A Day on the Planet
Un couple - Maki et Nakazawa - aux côtés duquel gravite une abonnée aux déception amoureuses - Kate - se rend à Kyoto pour la pendaison de crémaillère d’un ami de Nakazawa, Masamichi. Kate s’est arrangée pour que soit présent le nouvel objet de son affection, un jeune homme timide et incapable de dire non à qui ou quoi que ce soit. En parallèle, une baleine s’échoue sur une plage non loin de là, sous les yeux d’une jeune femme solitaire et triste ; tandis qu’un homme, coincé entre deux immeubles, attend patiemment l’autorisation d’un propriétaire pour qu’on puisse l’extraire de cette prison d’infortune.
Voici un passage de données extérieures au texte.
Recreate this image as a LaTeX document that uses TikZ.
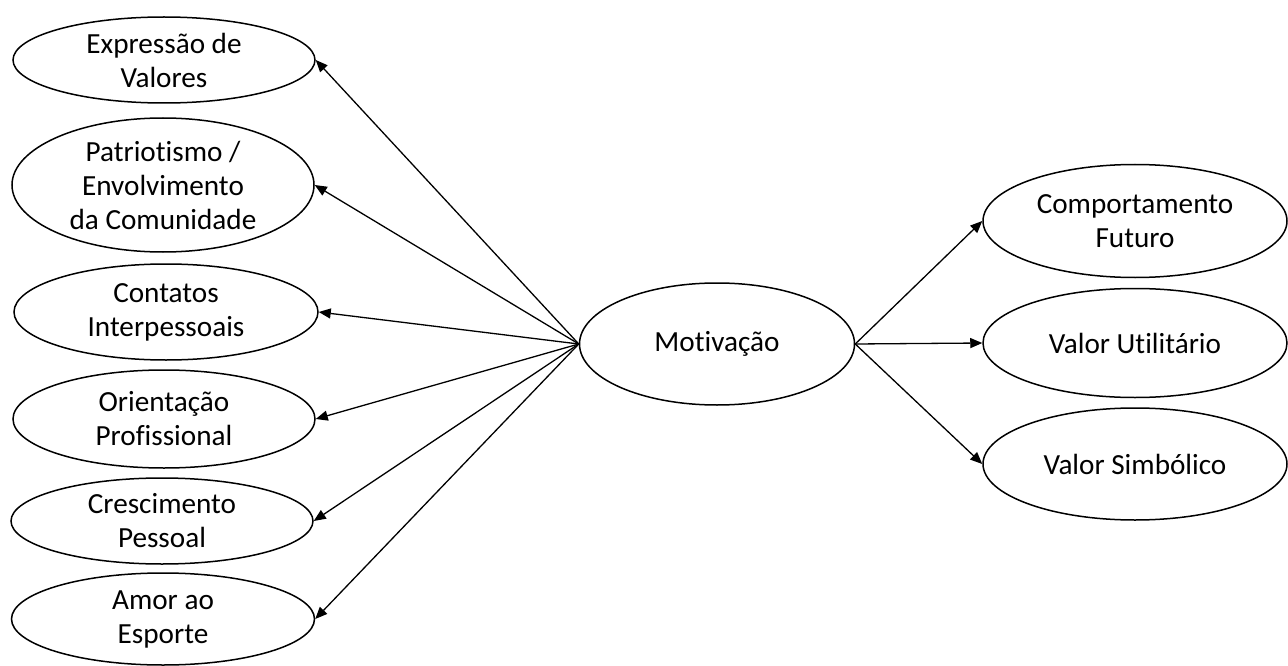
\documentclass[tikz,border=0pt]{standalone}
\usepackage{fontspec}
\setmainfont[Ligatures={NoCommon},RawFeature={-liga;-dlig;-clig}]{Carlito}
\usetikzlibrary{shapes.geometric,arrows.meta}
\begin{document}
\begin{tikzpicture}[x=1pt,y=-1pt,
  oval/.style={draw=black, line width=1.5pt, ellipse, inner sep=0pt, align=center,
     font=\fontsize{29.2}{34}\selectfont},
  conn/.style={line width=1.3pt, -{Triangle[length=12pt,width=10pt]}}]
\useasboundingbox (0,0) rectangle (1288,666);
\node[oval, minimum width=302pt, minimum height=86pt] (e1) at (164,60) {Expressão de\\Valores};
\node[oval, minimum width=302pt, minimum height=134pt] (e2) at (163,185) {Patriotismo /\\Envolvimento\\da Comunidade};
\node[oval, minimum width=304pt, minimum height=96pt] (e3) at (166,312) {Contatos\\Interpessoais};
\node[oval, minimum width=302pt, minimum height=98pt] (e4) at (164,419) {Orientação\\Profissional};
\node[oval, minimum width=302pt, minimum height=86pt] (e5) at (162,521) {Crescimento\\Pessoal};
\node[oval, minimum width=303pt, minimum height=92pt] (e6) at (163,619) {Amor ao\\Esporte};
\node[oval, minimum width=275pt, minimum height=122pt] (mot) at (717,344) {Motivação};
\node[oval, minimum width=304pt, minimum height=113pt] (r1) at (1135,221) {Comportamento\\Futuro};
\node[oval, minimum width=304pt, minimum height=109pt] (r2) at (1135,343) {Valor Utilitário};
\node[oval, minimum width=304pt, minimum height=112pt] (r3) at (1135,464) {Valor Simbólico};
\foreach \t in {e1,e2,e3,e4,e5,e6} \draw[conn] (mot.west) -- (\t.east);
\foreach \t in {r1,r2,r3} \draw[conn] (mot.east) -- (\t.west);
\end{tikzpicture}
\end{document}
Une équipe de journalistes, elle, navigue entre le malheureux et la baleine, pendant que, d’un oeil distrait et quelque peu emêché, les amis de Masamichi suivent le tout aux informations. C’est ce que l’on appelle un film choral ; point de pluie de grenouilles cathartique au programme néanmoins, puisqu’en bon ancien assistant de Shunji Iwai, le réalisateur Isao Yukisada s’attache à filmer simplement, comme l’indique le titre du film, une journée sur notre planète.
Avant de connaître le succès populaire avec Crying Out Love in the Center of the World, Yukisada se penche donc, par le biais d’une adaptation, sur un tumulte délicat d’individualités pour dresser un portrait généreux de ses concitoyens, entre optimisme et constat implicite d’incommunicabilité, ou plus simplement de communication inadaptée. Ainsi Maki, chérie de Nakazawa qui l’abreuve sans cesse de compliments, mais dont elle se rend compte au contact des autres, qu’elle ne connaît que peu de choses - alors que, paradoxalement, ces amis par procurations, inconnus jusqu’alors, semblent savoir beaucoup de choses d’elle. Kate, qui exprime beaucoup trop et de façon trop imagée, et omet de dire l’essentiel. Nakazawa, qui ne prend pas le temps de s’attarder sur ce qui lui semble important, persuadé qu’il y aura toujours plus important après, et qui garde le tout sous silence, comme si cela n’en valait dès lors pas la peine. Le garçon timide et beau gosse, tellement désireux d’être gentil avec tout le monde qui ne parvient pas à être plus gentil avec sa petite amie qu’avec les autres. Ou plus simplement cette jeune femme, discrète mais essentielle dans le film, dont on devine que sa rencontre - forcément silencieuse, mais au moins enrichie de contact - avec la baleine échouée l’aura convaincue de ne pas prendre une décision dramatique dans sa vie.
Il serait facile de cataloguer A Day on the Planet comme un simple film mode sur le gabarit, très en vogue, des destins croisés. Mais le tableau humain de Isao Yukisada est à la fois plus et moins que ça. Plus, dans le sens où il n’est jamais emphatique ou facile, versé dans une improbable et passionnante conjonction cataclysmique. Moins, parce qu’il est forcément banal dans sa justesse humaine, parce qu’il n’a justement pas de cataclysme à mettre en scène, préférant laisser le seul enjeu de vie et de mort du film, qui se joue sur la plage, en quasi transparence. A Day on the Planet, plutôt que de converger avec force vers un zénith émotionnel, évite de transcender cet instant focal qui est son objectif explicite, où demain devient aujourd’hui.
C’est ce dernier point pourtant, qui consolide l’édifice a priori agréablement futile du métrage, au travers d’une image simple. Celle-ci nous rappelle que, si la plupart des gens parviennent tôt ou tard à communiquer (la quasi totalité des géométries du film se consolident en effet), certaines restent inéxorablement humainement seules. Iconoclaste artifice cinématographique, la baleine échouée, figure à la fois éloignée et proche de l’homme, est toutefois un lieu d’optimisme certain, légèrement onirique, qui renvoie à chacun la possibilité d’un contact et d’une communication autres. Avec la planète, justement. Et termine de rendre cette journée, non pas inoubliable, mais agréable (ne serait-ce que pour la présence de Rena Tanaka), pertinente et savamment mesurée.
A Day on the Planet est disponible en DVD japonais sous-titré anglais.